İklim Değişikliği ve Göç: İklim Mültecileri
- aleynaguler141
- 11 Ağu
- 2 dakikada okunur
İklim değişikliğinin giderek daha fazla hissedilmesiyle birlikte, iklim mültecileri kavramı da hayatımızda önemli bir yer tutmaya başlamıştır. Özellikle kuraklık, sel ve aşırı hava olayları gibi çevresel felaketler, insanların yaşam alanlarını terk etmelerine neden oluyor. Bu durum, sadece bireylerin değil, toplulukların ve hatta ülkelerin sosyal, ekonomik ve politik yapısını etkileyerek yeni zorluklar doğuruyor. İklim mültecilerinin sayısının artması, uluslararası toplumun bu soruna karşı acil ve etkili çözümler geliştirmesini zorunlu kılıyor. Hadi, bu detayları birlikte inceleyelim.

İklim Mültecileri Nedir?
İklim mültecileri, yaşadıkları bölgede iklim kaynaklı felaketler nedeniyle güvenli ve yaşanabilir alanlara göç eden bireylerdir. Ancak bu göçler sadece bireysel değil, aynı zamanda toplumsal ve uluslararası boyutlarda da karmaşık sorunları beraberinde getiriyor. İklim mültecilerinin sayısının artması, sosyal uyum, ekonomik kaynak dağılımı ve uluslararası hukuk açısından yeni düzenlemeleri zorunlu kılıyor. Ancak iklim mültecileri sorunu sadece bireysel bir mesele değildir; bu durum toplumsal, ekonomik ve politik boyutlarıyla da ele alınması gereken karmaşık bir krizdir. Göç alan bölgelerde altyapı, barınma, sağlık, eğitim ve iş olanakları üzerinde büyük baskılar oluşabilir. Göç eden insanlar, geldikleri yeni ortamda sosyal uyum sorunları, işsizlik, dil ve kültür engelleri ile karşılaşabilir. Bu durum, sosyal gerilimlerin ve yerel halk ile göçmenler arasında çatışmaların ortaya çıkmasına zemin hazırlayabilir.

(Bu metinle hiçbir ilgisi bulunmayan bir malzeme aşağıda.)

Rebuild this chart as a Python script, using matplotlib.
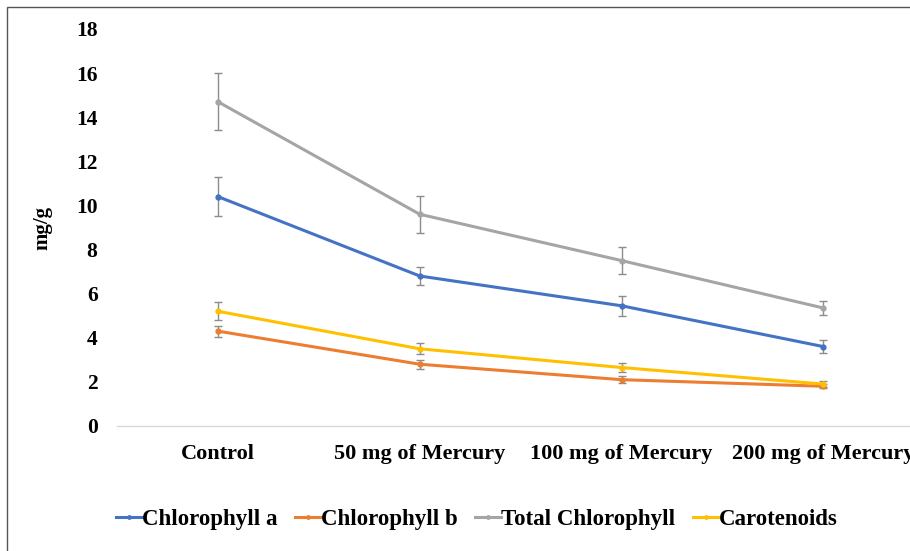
import numpy as np
import matplotlib.pyplot as plt
from matplotlib.patches import Rectangle

plt.rcParams['font.family'] = ['Liberation Serif', 'DejaVu Serif']
plt.rcParams['font.weight'] = 'bold'

categories = ['Control', '50 mg of Mercury', '100 mg of Mercury', '200 mg of Mercury']
chl_a = [10.4, 6.8, 5.45, 3.6]
chl_a_err = [0.9, 0.4, 0.45, 0.3]
chl_b = [4.3, 2.8, 2.1, 1.8]
chl_b_err = [0.25, 0.2, 0.15, 0.1]
total_chl = [14.7, 9.6, 7.5, 5.35]
total_chl_err = [1.3, 0.85, 0.6, 0.3]
carotenoids = [5.2, 3.5, 2.65, 1.9]
carotenoids_err = [0.4, 0.25, 0.2, 0.15]

series = [
    ('Chlorophyll a', chl_a, chl_a_err, '#4472C4'),
    ('Chlorophyll b', chl_b, chl_b_err, '#ED7D31'),
    ('Total Chlorophyll', total_chl, total_chl_err, '#A5A5A5'),
    ('Carotenoids', carotenoids, carotenoids_err, '#FFC000'),
]

fig = plt.figure(figsize=(9.1, 5.51), dpi=100)
ax = fig.add_axes([0.1286, 0.2269, 0.887, 0.7205])
x = np.arange(len(categories))

handles = []
for name, vals, errs, col in series:
    ax.errorbar(x, vals, yerr=errs, fmt='none', ecolor='#8c8c8c',
                elinewidth=1, capsize=3, capthick=1, zorder=2)
    h, = ax.plot(x, vals, color=col, lw=2.2, marker='o', ms=3.5,
                 label=name, zorder=3)
    handles.append(h)

ax.set_xlim(-0.5, len(categories) - 0.5)
ax.set_ylim(0, 18)
ax.set_yticks(range(0, 19, 2))
ax.set_xticks(x)
ax.set_xticklabels(categories)
for s in ['top', 'right', 'left']:
    ax.spines[s].set_visible(False)
ax.spines['bottom'].set_color('#d9d9d9')
ax.spines['bottom'].set_linewidth(1)
ax.tick_params(axis='y', length=0, pad=14, labelsize=15.5)
ax.tick_params(axis='x', length=0, pad=13, labelsize=16)
ax.set_ylabel('mg/g', fontsize=15, fontweight='bold', labelpad=17)

fig.legend(handles=handles, loc='center', bbox_to_anchor=(0.524, 0.058),
           ncol=4, frameon=False, fontsize=16.5, handlelength=1.15,
           handletextpad=0.0, columnspacing=0.75, markerscale=0.7)

fig.patches.append(Rectangle((7 / 910, -0.1), 1.2, 1 - 7 / 551 + 0.1,
                             transform=fig.transFigure, fill=False,
                             edgecolor='#555555', lw=1))

fig.savefig('out.png', dpi=100)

Uluslararası hukuk açısından ise iklim mültecileri hâlen resmi olarak “mülteci” tanımına dahil edilmemektedir. 1951 Cenevre Mülteci Sözleşmesi, mülteci tanımını siyasi baskı ve zulüm temelli yaparken, çevresel nedenlerle göç edenleri kapsamamaktadır. Bu durum, iklim mültecilerinin uluslararası koruma ve yardım mekanizmalarından tam olarak yararlanamamalarına yol açmaktadır. Birleşmiş Milletler ve diğer uluslararası kuruluşlar, iklim mültecilerinin hukuki statüsünün netleştirilmesi ve kapsamlı politikaların geliştirilmesi için çalışmalar yürütmektedir.

Gelecekte Bizi Neler Bekliyor ve Neler Yapabiliriz?

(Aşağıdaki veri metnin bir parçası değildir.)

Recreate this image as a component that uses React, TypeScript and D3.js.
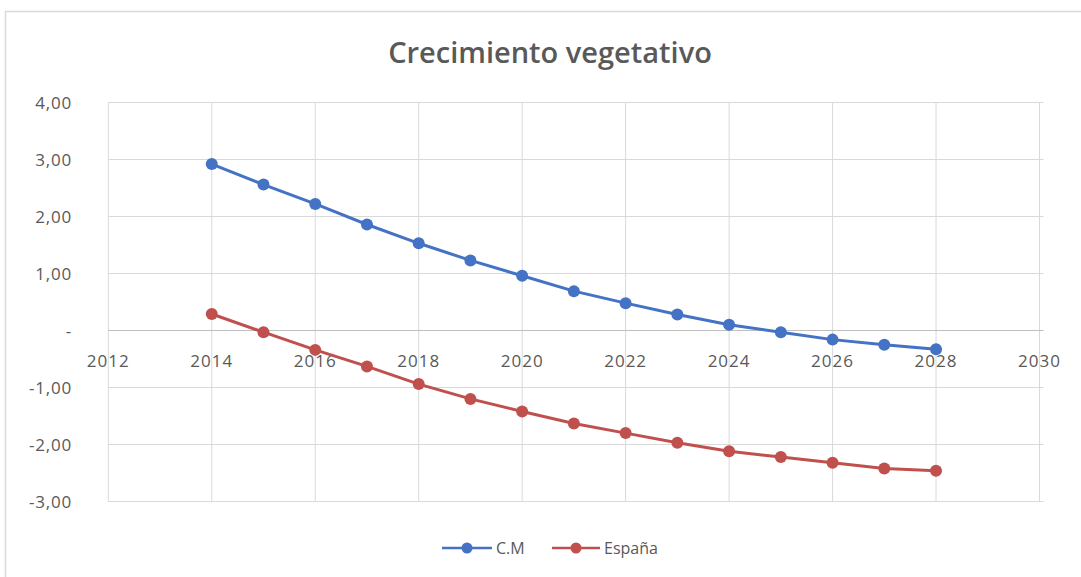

İklim mültecilerin sayısındaki artışın önümüzdeki yıllarda sınırı geçeceği tahmin ediliyor. Küresel iklim değişikliği senaryoları, 2050 yılına kadar yüz milyonlarca insanın çevresel nedenlerle yer değiştirmek zorunda kalabileceğine işaret etmektedir. Bu da, hem göç veren hem de göç alan ülkeler için büyük sosyal ve ekonomik zorluklar anlamına gelmektedir.
Bu çerçevede, iklim değişikliği ile mücadele ve adaptasyon stratejilerinin yanı sıra, iklim mültecilerinin korunması, haklarının güvence altına alınması ve sosyal entegrasyonlarının sağlanması için uluslararası iş birliği hayati önem taşımaktadır. Bu süreçte sürdürülebilir kalkınma hedefleri ve insan hakları ilkeleri rehber olmalıdır. Bu belirtilen önlemleri şu şekilde sıralayabiliriz:
İklim Değişikliğiyle Mücadele ve Karbon Emisyonlarının Azaltılması
Adaptasyon ve Dayanıklılık Kapasitesinin Artırılması
Sosyal ve Ekonomik Destek Programları
Kentsel ve Bölgesel Planlama
Uluslararası İş Birliği ve Hukuki Düzenlemeler
Toplum Bilinçlendirme ve Katılımın Artırılması
Araştırma ve Veri Toplama

İklim değişikliği ve göç arasındaki ilişki gün geçtikçe daha karmaşık ve kritik bir hal almaktadır. İklim mültecileri meselesi, sadece çevresel bir sorun olmaktan çıkarak, insanlık için geniş kapsamlı bir sosyal, ekonomik ve politik meydan okumaya dönüşmüştür. Bu nedenle, etkili çözümler geliştirilmesi ve uygulanması, hem küresel dayanışma hem de insani sorumluluk açısından zorunluluktur.